→ DATA SECTION:
_ _ _
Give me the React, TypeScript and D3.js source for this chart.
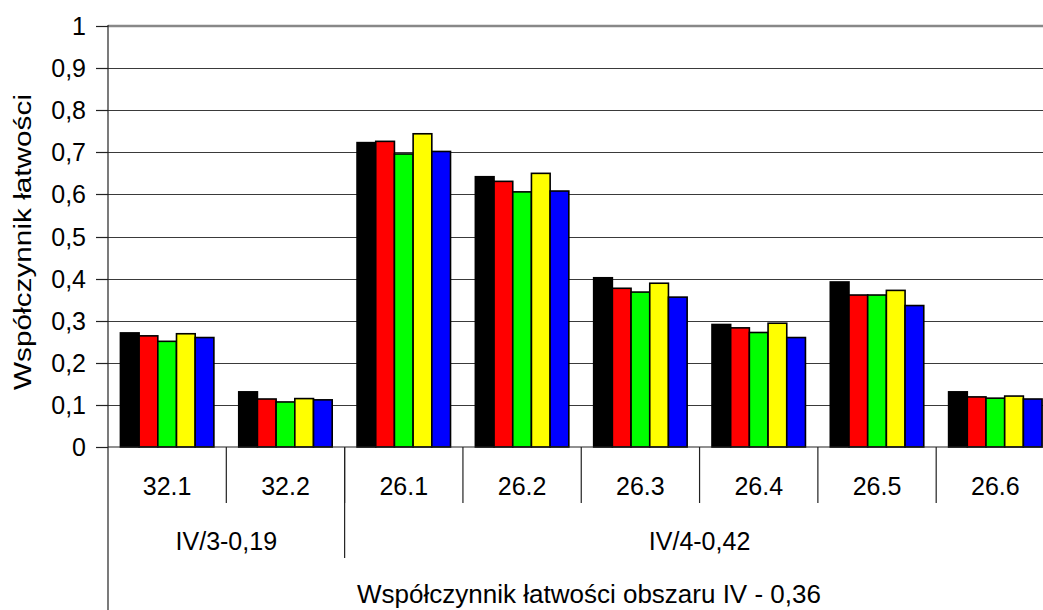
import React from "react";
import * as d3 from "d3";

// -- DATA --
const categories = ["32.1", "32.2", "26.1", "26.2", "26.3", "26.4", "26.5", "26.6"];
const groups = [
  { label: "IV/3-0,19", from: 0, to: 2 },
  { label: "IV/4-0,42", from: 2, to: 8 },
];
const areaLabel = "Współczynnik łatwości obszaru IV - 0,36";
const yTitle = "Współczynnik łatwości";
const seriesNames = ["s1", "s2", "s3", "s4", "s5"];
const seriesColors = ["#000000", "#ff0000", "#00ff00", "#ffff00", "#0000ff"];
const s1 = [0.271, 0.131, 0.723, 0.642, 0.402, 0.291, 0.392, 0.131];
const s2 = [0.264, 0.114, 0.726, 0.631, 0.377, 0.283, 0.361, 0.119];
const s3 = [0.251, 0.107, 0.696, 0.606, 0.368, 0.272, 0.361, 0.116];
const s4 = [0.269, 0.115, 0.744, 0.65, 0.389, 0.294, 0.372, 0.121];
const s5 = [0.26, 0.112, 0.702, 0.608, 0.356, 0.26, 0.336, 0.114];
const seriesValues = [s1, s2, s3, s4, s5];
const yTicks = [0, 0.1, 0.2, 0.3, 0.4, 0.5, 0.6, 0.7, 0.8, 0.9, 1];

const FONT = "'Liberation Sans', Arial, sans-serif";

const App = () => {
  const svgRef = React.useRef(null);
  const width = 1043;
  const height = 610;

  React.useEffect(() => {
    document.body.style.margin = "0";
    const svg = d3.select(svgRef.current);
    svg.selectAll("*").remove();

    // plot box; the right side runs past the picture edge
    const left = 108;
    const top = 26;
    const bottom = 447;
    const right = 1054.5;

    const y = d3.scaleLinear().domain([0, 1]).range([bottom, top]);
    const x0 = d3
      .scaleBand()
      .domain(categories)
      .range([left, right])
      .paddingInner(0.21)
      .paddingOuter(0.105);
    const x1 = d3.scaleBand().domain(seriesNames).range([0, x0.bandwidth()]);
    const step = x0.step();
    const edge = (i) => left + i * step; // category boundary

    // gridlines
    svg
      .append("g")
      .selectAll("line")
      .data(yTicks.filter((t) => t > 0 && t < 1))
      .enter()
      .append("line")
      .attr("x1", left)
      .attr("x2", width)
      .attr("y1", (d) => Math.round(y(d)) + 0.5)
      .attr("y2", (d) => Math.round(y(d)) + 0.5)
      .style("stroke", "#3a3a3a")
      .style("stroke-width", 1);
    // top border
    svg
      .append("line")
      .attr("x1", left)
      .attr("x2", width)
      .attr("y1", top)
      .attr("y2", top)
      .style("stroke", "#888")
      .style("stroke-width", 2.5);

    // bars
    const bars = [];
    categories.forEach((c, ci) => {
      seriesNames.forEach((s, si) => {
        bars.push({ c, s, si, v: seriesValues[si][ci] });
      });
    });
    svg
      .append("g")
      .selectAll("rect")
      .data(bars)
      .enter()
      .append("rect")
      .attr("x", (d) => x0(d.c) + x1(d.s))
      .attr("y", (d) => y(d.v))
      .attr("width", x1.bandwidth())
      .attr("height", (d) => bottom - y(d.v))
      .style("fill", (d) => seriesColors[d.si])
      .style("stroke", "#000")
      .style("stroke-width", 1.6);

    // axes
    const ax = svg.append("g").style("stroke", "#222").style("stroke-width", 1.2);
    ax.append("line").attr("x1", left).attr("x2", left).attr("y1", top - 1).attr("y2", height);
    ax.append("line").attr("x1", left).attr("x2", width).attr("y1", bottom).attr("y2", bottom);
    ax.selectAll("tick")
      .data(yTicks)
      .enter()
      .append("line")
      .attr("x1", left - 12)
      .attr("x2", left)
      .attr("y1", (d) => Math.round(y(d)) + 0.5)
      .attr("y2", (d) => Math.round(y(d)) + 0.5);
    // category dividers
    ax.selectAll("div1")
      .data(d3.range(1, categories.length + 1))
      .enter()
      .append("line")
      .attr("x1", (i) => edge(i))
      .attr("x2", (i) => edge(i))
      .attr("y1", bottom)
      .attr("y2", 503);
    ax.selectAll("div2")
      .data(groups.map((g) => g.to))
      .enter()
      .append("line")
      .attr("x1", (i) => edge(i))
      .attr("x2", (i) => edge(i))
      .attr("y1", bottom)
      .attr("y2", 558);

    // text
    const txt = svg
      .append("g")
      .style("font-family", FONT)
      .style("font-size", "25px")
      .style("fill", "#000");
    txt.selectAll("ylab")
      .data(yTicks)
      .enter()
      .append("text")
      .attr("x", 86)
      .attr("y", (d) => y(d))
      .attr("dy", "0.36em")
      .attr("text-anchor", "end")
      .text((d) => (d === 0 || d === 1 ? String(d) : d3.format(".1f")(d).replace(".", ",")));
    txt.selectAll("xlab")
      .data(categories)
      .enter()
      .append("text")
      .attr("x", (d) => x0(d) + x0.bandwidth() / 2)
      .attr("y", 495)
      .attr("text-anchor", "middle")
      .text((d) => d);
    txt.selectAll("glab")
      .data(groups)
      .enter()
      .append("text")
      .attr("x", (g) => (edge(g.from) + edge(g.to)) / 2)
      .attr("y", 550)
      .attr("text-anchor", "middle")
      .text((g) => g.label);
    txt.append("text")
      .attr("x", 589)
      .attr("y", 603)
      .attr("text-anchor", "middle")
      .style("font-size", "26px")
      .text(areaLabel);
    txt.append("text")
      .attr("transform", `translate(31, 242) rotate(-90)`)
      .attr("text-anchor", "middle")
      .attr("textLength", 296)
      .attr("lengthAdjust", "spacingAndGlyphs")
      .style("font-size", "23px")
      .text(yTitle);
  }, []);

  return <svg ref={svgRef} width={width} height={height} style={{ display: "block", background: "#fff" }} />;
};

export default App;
_ _ _
→ WHAT TO DO: Print out the material word for word, omitting the pictures.

→ COMPLETED EXERCISE:
Give me the React, TypeScript and D3.js source for this chart.
import React from "react";
import * as d3 from "d3";

// -- DATA --
const categories = ["32.1", "32.2", "26.1", "26.2", "26.3", "26.4", "26.5", "26.6"];
const groups = [
  { label: "IV/3-0,19", from: 0, to: 2 },
  { label: "IV/4-0,42", from: 2, to: 8 },
];
const areaLabel = "Współczynnik łatwości obszaru IV - 0,36";
const yTitle = "Współczynnik łatwości";
const seriesNames = ["s1", "s2", "s3", "s4", "s5"];
const seriesColors = ["#000000", "#ff0000", "#00ff00", "#ffff00", "#0000ff"];
const s1 = [0.271, 0.131, 0.723, 0.642, 0.402, 0.291, 0.392, 0.131];
const s2 = [0.264, 0.114, 0.726, 0.631, 0.377, 0.283, 0.361, 0.119];
const s3 = [0.251, 0.107, 0.696, 0.606, 0.368, 0.272, 0.361, 0.116];
const s4 = [0.269, 0.115, 0.744, 0.65, 0.389, 0.294, 0.372, 0.121];
const s5 = [0.26, 0.112, 0.702, 0.608, 0.356, 0.26, 0.336, 0.114];
const seriesValues = [s1, s2, s3, s4, s5];
const yTicks = [0, 0.1, 0.2, 0.3, 0.4, 0.5, 0.6, 0.7, 0.8, 0.9, 1];

const FONT = "'Liberation Sans', Arial, sans-serif";

const App = () => {
  const svgRef = React.useRef(null);
  const width = 1043;
  const height = 610;

  React.useEffect(() => {
    document.body.style.margin = "0";
    const svg = d3.select(svgRef.current);
    svg.selectAll("*").remove();

    // plot box; the right side runs past the picture edge
    const left = 108;
    const top = 26;
    const bottom = 447;
    const right = 1054.5;

    const y = d3.scaleLinear().domain([0, 1]).range([bottom, top]);
    const x0 = d3
      .scaleBand()
      .domain(categories)
      .range([left, right])
      .paddingInner(0.21)
      .paddingOuter(0.105);
    const x1 = d3.scaleBand().domain(seriesNames).range([0, x0.bandwidth()]);
    const step = x0.step();
    const edge = (i) => left + i * step; // category boundary

    // gridlines
    svg
      .append("g")
      .selectAll("line")
      .data(yTicks.filter((t) => t > 0 && t < 1))
      .enter()
      .append("line")
      .attr("x1", left)
      .attr("x2", width)
      .attr("y1", (d) => Math.round(y(d)) + 0.5)
      .attr("y2", (d) => Math.round(y(d)) + 0.5)
      .style("stroke", "#3a3a3a")
      .style("stroke-width", 1);
    // top border
    svg
      .append("line")
      .attr("x1", left)
      .attr("x2", width)
      .attr("y1", top)
      .attr("y2", top)
      .style("stroke", "#888")
      .style("stroke-width", 2.5);

    // bars
    const bars = [];
    categories.forEach((c, ci) => {
      seriesNames.forEach((s, si) => {
        bars.push({ c, s, si, v: seriesValues[si][ci] });
      });
    });
    svg
      .append("g")
      .selectAll("rect")
      .data(bars)
      .enter()
      .append("rect")
      .attr("x", (d) => x0(d.c) + x1(d.s))
      .attr("y", (d) => y(d.v))
      .attr("width", x1.bandwidth())
      .attr("height", (d) => bottom - y(d.v))
      .style("fill", (d) => seriesColors[d.si])
      .style("stroke", "#000")
      .style("stroke-width", 1.6);

    // axes
    const ax = svg.append("g").style("stroke", "#222").style("stroke-width", 1.2);
    ax.append("line").attr("x1", left).attr("x2", left).attr("y1", top - 1).attr("y2", height);
    ax.append("line").attr("x1", left).attr("x2", width).attr("y1", bottom).attr("y2", bottom);
    ax.selectAll("tick")
      .data(yTicks)
      .enter()
      .append("line")
      .attr("x1", left - 12)
      .attr("x2", left)
      .attr("y1", (d) => Math.round(y(d)) + 0.5)
      .attr("y2", (d) => Math.round(y(d)) + 0.5);
    // category dividers
    ax.selectAll("div1")
      .data(d3.range(1, categories.length + 1))
      .enter()
      .append("line")
      .attr("x1", (i) => edge(i))
      .attr("x2", (i) => edge(i))
      .attr("y1", bottom)
      .attr("y2", 503);
    ax.selectAll("div2")
      .data(groups.map((g) => g.to))
      .enter()
      .append("line")
      .attr("x1", (i) => edge(i))
      .attr("x2", (i) => edge(i))
      .attr("y1", bottom)
      .attr("y2", 558);

    // text
    const txt = svg
      .append("g")
      .style("font-family", FONT)
      .style("font-size", "25px")
      .style("fill", "#000");
    txt.selectAll("ylab")
      .data(yTicks)
      .enter()
      .append("text")
      .attr("x", 86)
      .attr("y", (d) => y(d))
      .attr("dy", "0.36em")
      .attr("text-anchor", "end")
      .text((d) => (d === 0 || d === 1 ? String(d) : d3.format(".1f")(d).replace(".", ",")));
    txt.selectAll("xlab")
      .data(categories)
      .enter()
      .append("text")
      .attr("x", (d) => x0(d) + x0.bandwidth() / 2)
      .attr("y", 495)
      .attr("text-anchor", "middle")
      .text((d) => d);
    txt.selectAll("glab")
      .data(groups)
      .enter()
      .append("text")
      .attr("x", (g) => (edge(g.from) + edge(g.to)) / 2)
      .attr("y", 550)
      .attr("text-anchor", "middle")
      .text((g) => g.label);
    txt.append("text")
      .attr("x", 589)
      .attr("y", 603)
      .attr("text-anchor", "middle")
      .style("font-size", "26px")
      .text(areaLabel);
    txt.append("text")
      .attr("transform", `translate(31, 242) rotate(-90)`)
      .attr("text-anchor", "middle")
      .attr("textLength", 296)
      .attr("lengthAdjust", "spacingAndGlyphs")
      .style("font-size", "23px")
      .text(yTitle);
  }, []);

  return <svg ref={svgRef} width={width} height={height} style={{ display: "block", background: "#fff" }} />;
};

export default App;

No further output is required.